En 1971 se estrenó “A Clockwork Orange”, traducida con el título de arriba. Basada en la novela de Anthony Burgess, es de los pocos casos en que la película quizás supera al libro en el cual se basa. Desde que la vi en el cine en 1974, la versión dirigida por el gran Stanley Kubrik me dejó una impresión indeleble de un futuro apocalíptico, una utopía pesimista de las varias geniales que hubo en el siglo XX. Su particularidad es que la sociedad que describe puede ser parte de una democracia y Estado de Derecho, pero que estos constituyen una cáscara superestructural: en la realidad de la vida cotidiana se vive con toda crudeza la experiencia del combate según la descarnada ley del más fuerte.
Desde siempre, en todo el mundo han existido estas dos realidades, la formalidad de las instituciones y la práctica delincuencial de la vida rutinaria. La civilización parece depender de cuán central o marginal es aquella práctica de la naranja mecánica. En América Latina, de fracaso en fracaso por 200 años por llegar a mostrar repúblicas que sean modelo, la civilización permanece arrinconada, con menor o mayor vigor, pero jamás como paradigma universal. Dejando de lado casos límites como América Central, Cuba, Haití y la autodestrucción de Venezuela, las situaciones de América del Sur y México bastarían para perder toda ilusión sobre nuestro destino. Brasil y México son casos patéticos. En el 2020, tuvieron respectivamente 22,5 y 28,4 asesinatos por 100 mil habitantes, una estadística imperfecta como todas, pero la que más se emplea para comprender la relativa gravedad del problema. Para comparar, según la misma fuente, Argentina tenía 5,3; nuestro Chile 4,8 (más que hace 10 años), lo que en apariencia nos puede dar la impresión de que en este sentido vivimos en Jauja.
Sabemos que no es así (mas, ¿cómo será la vida cotidiana en Brasil y México si a nosotros nos oprime la desesperación?) y, sencillamente, en Chile se nos dejó caer la delincuencia en grande. Digamos, si se pasa el umbral de 10 o 15 muertos en la tabla anterior, por mucho que en lo político funcionen las instituciones, la competencia electoral y hasta el fair play, se puede poner en duda que un país así pueda considerarse una democracia consolidada; lo mismo si lo político está rodeado por un mar de miseria y no existe esperanza de un take off, en parte el caso latinoamericano. Para no hablar de casi toda África negra y de vastas regiones de Asia. Y está el suicidio democrático: Weimar (1933), Venezuela (desde 1999), y hoy en día hasta en Israel asoman algunos síntomas.

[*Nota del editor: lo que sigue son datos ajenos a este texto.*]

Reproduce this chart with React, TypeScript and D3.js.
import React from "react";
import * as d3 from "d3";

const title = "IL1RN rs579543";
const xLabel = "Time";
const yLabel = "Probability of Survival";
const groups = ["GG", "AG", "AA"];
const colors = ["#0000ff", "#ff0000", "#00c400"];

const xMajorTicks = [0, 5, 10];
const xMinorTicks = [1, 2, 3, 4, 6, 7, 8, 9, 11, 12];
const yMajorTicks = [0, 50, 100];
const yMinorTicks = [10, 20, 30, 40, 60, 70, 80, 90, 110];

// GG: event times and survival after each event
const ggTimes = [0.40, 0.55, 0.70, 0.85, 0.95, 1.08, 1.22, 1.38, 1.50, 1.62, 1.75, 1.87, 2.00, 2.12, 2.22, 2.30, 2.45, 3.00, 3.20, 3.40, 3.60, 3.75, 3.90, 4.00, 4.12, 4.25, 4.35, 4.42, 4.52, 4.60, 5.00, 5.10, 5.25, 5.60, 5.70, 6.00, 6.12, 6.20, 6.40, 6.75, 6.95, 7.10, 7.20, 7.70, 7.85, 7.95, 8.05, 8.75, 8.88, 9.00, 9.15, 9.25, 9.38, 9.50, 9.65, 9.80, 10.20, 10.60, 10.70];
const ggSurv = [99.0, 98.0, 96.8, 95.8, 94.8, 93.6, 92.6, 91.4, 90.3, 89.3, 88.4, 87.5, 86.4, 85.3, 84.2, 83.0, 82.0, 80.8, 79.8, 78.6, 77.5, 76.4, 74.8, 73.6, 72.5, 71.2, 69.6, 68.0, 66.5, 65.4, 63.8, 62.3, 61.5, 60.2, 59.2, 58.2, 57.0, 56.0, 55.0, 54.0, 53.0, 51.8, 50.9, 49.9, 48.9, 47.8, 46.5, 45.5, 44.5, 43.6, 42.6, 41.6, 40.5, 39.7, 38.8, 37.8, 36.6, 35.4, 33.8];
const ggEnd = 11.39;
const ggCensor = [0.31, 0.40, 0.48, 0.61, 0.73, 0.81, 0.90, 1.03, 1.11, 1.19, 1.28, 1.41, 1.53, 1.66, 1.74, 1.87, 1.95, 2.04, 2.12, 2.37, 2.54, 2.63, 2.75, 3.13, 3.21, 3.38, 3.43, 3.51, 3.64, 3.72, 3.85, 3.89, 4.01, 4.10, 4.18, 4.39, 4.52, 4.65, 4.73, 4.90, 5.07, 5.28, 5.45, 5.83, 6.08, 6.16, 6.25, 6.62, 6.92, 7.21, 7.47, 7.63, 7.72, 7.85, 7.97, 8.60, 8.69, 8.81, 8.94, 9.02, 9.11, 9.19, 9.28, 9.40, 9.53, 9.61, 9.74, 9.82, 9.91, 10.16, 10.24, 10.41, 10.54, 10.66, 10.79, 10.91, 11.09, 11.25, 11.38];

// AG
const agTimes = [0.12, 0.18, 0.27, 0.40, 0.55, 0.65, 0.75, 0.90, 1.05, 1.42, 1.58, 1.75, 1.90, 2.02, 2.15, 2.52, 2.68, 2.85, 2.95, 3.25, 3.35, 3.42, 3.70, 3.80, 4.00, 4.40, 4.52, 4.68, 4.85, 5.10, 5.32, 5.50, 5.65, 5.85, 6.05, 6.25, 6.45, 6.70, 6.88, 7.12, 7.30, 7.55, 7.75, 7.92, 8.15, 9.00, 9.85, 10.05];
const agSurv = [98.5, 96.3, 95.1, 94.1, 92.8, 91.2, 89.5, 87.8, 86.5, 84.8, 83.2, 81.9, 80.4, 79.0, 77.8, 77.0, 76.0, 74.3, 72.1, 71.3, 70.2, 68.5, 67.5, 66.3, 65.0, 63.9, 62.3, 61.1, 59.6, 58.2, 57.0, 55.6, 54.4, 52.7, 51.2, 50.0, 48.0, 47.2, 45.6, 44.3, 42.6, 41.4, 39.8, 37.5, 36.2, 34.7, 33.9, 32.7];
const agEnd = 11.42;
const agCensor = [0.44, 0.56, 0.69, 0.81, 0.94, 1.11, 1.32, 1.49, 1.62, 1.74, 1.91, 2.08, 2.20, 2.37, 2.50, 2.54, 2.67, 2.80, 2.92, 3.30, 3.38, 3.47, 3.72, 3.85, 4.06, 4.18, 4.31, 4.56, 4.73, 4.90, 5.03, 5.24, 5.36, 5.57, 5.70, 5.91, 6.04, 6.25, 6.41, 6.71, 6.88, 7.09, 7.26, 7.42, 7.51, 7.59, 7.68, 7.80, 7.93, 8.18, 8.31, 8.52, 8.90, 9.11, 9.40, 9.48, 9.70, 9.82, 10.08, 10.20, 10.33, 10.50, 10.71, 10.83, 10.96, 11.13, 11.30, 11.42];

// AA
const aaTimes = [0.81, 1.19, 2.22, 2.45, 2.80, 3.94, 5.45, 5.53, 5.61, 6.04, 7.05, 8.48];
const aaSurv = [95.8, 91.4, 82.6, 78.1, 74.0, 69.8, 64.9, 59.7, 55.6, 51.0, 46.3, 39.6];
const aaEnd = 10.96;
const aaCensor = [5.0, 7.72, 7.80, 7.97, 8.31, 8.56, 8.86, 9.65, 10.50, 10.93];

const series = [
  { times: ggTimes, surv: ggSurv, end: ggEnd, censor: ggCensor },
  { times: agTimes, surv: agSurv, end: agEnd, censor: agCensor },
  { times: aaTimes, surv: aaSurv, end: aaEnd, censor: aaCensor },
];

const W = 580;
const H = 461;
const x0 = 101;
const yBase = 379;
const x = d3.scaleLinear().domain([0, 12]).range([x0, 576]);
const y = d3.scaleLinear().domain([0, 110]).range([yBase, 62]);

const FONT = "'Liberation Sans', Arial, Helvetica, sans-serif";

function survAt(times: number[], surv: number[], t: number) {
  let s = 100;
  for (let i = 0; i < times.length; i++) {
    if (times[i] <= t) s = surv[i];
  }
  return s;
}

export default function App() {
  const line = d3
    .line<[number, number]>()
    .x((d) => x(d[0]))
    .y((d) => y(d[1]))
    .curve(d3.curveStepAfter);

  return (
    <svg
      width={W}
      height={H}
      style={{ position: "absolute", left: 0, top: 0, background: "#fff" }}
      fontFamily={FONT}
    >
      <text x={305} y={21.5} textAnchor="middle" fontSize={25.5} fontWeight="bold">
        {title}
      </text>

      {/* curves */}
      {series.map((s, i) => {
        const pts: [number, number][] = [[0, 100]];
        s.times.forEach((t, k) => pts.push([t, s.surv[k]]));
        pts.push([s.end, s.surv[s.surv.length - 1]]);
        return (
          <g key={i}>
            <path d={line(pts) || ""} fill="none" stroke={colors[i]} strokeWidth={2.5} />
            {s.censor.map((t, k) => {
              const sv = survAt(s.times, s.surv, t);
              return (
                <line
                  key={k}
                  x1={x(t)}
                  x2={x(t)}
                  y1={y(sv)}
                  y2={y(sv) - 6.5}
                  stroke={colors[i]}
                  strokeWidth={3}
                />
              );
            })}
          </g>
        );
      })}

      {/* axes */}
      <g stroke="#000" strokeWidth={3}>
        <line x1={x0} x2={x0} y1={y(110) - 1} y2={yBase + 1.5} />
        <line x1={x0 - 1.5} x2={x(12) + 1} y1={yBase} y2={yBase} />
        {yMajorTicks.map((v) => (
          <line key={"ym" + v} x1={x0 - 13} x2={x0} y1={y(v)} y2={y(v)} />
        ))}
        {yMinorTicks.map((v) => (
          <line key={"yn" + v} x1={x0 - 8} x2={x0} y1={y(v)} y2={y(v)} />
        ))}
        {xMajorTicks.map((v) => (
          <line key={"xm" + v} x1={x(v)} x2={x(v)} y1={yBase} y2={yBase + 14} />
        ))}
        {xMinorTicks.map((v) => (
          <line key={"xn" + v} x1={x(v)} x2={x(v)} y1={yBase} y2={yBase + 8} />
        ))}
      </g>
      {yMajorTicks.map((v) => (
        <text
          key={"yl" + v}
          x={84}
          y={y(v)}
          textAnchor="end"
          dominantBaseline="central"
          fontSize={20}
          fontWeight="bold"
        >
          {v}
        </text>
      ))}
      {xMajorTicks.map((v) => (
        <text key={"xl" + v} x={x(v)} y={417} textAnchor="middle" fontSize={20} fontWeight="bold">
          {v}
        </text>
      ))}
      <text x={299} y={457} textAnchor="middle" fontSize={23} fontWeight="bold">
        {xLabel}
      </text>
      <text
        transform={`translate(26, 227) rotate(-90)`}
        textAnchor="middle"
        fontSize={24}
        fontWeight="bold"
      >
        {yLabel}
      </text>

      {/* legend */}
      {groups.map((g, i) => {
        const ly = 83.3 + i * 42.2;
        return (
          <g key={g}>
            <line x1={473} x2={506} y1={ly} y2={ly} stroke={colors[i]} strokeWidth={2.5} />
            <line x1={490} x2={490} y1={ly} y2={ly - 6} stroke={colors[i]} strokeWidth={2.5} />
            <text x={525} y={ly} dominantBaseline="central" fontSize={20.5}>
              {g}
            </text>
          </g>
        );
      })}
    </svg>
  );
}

Por otro lado, en términos cualitativos, no cabe duda de que en Chile en estos últimos años aceleramos la marcha hacia la naranja mecánica, a lo que colaboró la crisis política. Y la desesperación por ello que se traduce por la búsqueda de orden a cualquier precio. Se revive ese dilema expresado en el XIX de escoger entre la dictadura del sable o la del puñal. El instinto nos conduce a la primera. Llevada a cabo con maestría compatible en lo básico con el Estado de Derecho, suena como un ideal.
Cuidado. En algunos países, en caso de necesidad para el ciudadano, es más seguro recurrir a la mafia que a la policía. Estamos todavía lejos de ello, pero menos lejos hoy que hace unos años. Y es que, en estos procesos, con asombrosa facilidad el sable se transmuta en puñal (muy raro que sea al revés) y pierde su razón de ser. Será extremadamente difícil que Chile escape a esta condición. Por eso, la finalidad del sable es colocarse al servicio de una idea institucional —o proyecto, en lenguaje práctico—, modernamente una democracia con Estado de Derecho, que es lo que me parece intuyó Portales hace casi 200 años.